Anne spoke with Newsweek about the potential for the Lobito Corridor to increase Angola's ability to participate in the energy transition and what rail upgrades could mean for African critical minerals. Brief excerpts are included below and the entire article by Arick Wierson can be found in Newsweek.
Africa's Angola Holds the Keys to Ushering In Global Green Economy | Opinion by Arick Wierson
President Joe Biden has a full plate when it comes to foreign affairs—many of which are giving him more heartburn than he would ideally prefer heading into a tightly contested bid for re-election. But there is one under-the-radar project that his administration has pushed that could likely end up becoming his signature foreign policy legacy for decades to come—the Lobito Corridor. It's a multibillion dollar railway investment that connects central and southern Africa to a deep-water port in Angola that will become a pivotal piece of the supply chain fueling the expected $10 trillion global clean energy economy.
Named after a port city on the coast of Angola, the Lobito Corridor will eventually connect mining operations in Zambia and the Democratic Republic of the Congo (DRC) with an ocean outlet on the west coast of Africa from which these key raw materials can then be shipped to global markets. These mines, which hold vast deposits of cobalt, copper, lithium, and other critical minerals needed for making EV batteries and other high-tech components and hardware, are currently held back by an incredibly onerous logistics route that forces operators to truck minerals over thousand of miles of oftentimes dangerous terrain and even conflict zones before arriving at port—a logistics dynamic that increases costs, limits global supply, and wreaks havoc on the environment....
Potential of the Lobito Corridor
...Anne Clawson, a principal at Cascade Advisory, a Washington, D.C.,-based consultancy that advises companies in green technology and clean energy, goes even a step further. She believes that the Lobito Corridor really places Angola in a globally strategic position on the world's fastest growing continent.

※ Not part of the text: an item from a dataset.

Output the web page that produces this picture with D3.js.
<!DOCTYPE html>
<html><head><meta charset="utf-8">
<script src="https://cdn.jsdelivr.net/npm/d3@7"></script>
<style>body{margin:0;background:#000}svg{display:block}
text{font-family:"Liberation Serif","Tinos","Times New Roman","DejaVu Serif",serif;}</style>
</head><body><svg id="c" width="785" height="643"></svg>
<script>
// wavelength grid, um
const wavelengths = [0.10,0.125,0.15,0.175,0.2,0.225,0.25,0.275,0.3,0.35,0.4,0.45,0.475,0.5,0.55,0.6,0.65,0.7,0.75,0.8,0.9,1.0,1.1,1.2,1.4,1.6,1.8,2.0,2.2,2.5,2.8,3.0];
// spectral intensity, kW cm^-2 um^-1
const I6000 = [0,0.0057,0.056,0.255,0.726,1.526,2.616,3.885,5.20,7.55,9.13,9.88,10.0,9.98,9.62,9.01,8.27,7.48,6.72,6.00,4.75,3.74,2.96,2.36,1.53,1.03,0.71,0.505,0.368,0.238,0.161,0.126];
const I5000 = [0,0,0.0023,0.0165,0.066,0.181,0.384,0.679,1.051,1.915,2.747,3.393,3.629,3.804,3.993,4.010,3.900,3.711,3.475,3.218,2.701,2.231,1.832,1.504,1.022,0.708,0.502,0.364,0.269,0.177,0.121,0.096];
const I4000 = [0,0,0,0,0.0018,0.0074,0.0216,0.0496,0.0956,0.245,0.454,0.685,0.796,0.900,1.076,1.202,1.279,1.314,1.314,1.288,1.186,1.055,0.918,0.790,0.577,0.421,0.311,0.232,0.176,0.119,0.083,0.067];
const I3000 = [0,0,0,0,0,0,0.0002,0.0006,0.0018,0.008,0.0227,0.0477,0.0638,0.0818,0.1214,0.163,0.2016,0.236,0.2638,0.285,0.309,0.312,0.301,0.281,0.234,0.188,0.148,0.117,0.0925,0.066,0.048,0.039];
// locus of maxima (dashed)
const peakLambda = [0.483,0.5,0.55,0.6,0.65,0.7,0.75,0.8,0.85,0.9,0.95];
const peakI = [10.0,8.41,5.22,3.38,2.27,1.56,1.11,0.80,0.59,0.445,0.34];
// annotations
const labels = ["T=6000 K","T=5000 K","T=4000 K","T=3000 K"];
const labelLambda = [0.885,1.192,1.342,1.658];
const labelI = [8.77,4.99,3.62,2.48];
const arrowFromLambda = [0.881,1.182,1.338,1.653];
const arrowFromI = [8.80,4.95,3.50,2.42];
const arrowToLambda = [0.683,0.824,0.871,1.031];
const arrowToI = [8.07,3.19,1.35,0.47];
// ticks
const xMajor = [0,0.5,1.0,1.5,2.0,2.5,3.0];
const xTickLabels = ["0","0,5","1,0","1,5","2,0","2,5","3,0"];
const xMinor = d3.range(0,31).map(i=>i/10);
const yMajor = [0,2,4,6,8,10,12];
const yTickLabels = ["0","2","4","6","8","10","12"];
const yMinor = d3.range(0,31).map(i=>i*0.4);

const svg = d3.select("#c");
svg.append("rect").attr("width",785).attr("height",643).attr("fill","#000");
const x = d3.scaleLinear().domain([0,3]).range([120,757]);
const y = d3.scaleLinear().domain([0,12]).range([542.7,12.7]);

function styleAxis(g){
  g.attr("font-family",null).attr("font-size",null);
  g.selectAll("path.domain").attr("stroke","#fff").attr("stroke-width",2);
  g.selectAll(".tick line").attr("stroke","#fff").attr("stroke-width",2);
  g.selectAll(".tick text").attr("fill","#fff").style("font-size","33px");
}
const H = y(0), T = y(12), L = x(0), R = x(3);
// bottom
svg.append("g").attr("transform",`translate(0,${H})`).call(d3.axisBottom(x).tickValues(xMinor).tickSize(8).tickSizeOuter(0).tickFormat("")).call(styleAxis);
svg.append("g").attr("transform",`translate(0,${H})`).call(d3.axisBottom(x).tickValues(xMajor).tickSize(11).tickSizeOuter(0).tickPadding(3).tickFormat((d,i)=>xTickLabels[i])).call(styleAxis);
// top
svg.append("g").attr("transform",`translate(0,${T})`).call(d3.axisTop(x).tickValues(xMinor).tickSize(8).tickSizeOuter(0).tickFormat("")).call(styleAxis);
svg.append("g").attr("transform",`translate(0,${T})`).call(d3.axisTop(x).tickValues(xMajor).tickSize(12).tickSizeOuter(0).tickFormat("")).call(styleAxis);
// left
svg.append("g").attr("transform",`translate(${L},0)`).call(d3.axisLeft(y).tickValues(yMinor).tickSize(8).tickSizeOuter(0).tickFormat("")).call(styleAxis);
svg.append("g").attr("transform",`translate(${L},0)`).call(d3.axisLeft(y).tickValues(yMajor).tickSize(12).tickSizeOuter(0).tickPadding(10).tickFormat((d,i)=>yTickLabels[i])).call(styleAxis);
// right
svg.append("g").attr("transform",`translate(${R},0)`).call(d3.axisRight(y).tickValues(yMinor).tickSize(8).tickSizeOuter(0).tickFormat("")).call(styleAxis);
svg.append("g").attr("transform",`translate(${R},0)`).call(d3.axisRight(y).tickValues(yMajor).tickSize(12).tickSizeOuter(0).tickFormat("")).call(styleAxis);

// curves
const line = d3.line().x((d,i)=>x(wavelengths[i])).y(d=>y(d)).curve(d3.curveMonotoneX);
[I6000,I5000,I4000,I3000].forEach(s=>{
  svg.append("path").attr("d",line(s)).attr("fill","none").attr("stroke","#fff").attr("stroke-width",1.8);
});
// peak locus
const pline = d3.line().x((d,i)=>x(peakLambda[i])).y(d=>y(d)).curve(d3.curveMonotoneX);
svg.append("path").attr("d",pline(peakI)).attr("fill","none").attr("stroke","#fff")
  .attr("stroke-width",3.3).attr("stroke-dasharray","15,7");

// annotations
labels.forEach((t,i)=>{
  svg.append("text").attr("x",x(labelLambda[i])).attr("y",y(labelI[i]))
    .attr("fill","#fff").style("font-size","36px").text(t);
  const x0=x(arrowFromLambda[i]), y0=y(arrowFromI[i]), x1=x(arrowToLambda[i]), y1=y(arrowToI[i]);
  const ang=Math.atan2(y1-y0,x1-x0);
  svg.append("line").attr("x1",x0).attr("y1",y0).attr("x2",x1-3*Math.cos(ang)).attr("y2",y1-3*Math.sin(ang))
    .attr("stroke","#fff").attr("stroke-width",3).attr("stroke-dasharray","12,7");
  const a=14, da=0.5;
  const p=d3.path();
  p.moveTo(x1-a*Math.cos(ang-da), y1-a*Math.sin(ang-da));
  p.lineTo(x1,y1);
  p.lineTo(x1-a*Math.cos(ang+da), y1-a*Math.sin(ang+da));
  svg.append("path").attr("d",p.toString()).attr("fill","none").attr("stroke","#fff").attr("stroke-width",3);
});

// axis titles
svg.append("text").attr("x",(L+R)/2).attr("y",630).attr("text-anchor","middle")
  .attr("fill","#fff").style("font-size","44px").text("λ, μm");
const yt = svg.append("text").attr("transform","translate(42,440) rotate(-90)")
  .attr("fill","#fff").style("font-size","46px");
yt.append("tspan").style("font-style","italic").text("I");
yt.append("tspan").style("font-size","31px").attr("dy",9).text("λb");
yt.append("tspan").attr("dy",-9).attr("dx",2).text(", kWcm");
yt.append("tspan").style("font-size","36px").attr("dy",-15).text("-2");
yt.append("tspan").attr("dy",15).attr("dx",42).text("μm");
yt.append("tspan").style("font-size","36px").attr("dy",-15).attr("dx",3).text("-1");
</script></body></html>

"It's one thing to have oil reserves, but as the world slowly but surely starts to migrate away from carbon-based power solutions, being a gatekeeper to the biggest channel of goods in and out of the heart of Africa is far more valuable. Not only will the Lobito Corridor catapult Angola's standing onto the international stage, as a major entrepôt in the critical minerals supply chain, Angola will soon realize that it is a significant player in the soon-to-be multi trillion-dollar clean energy economy," she said.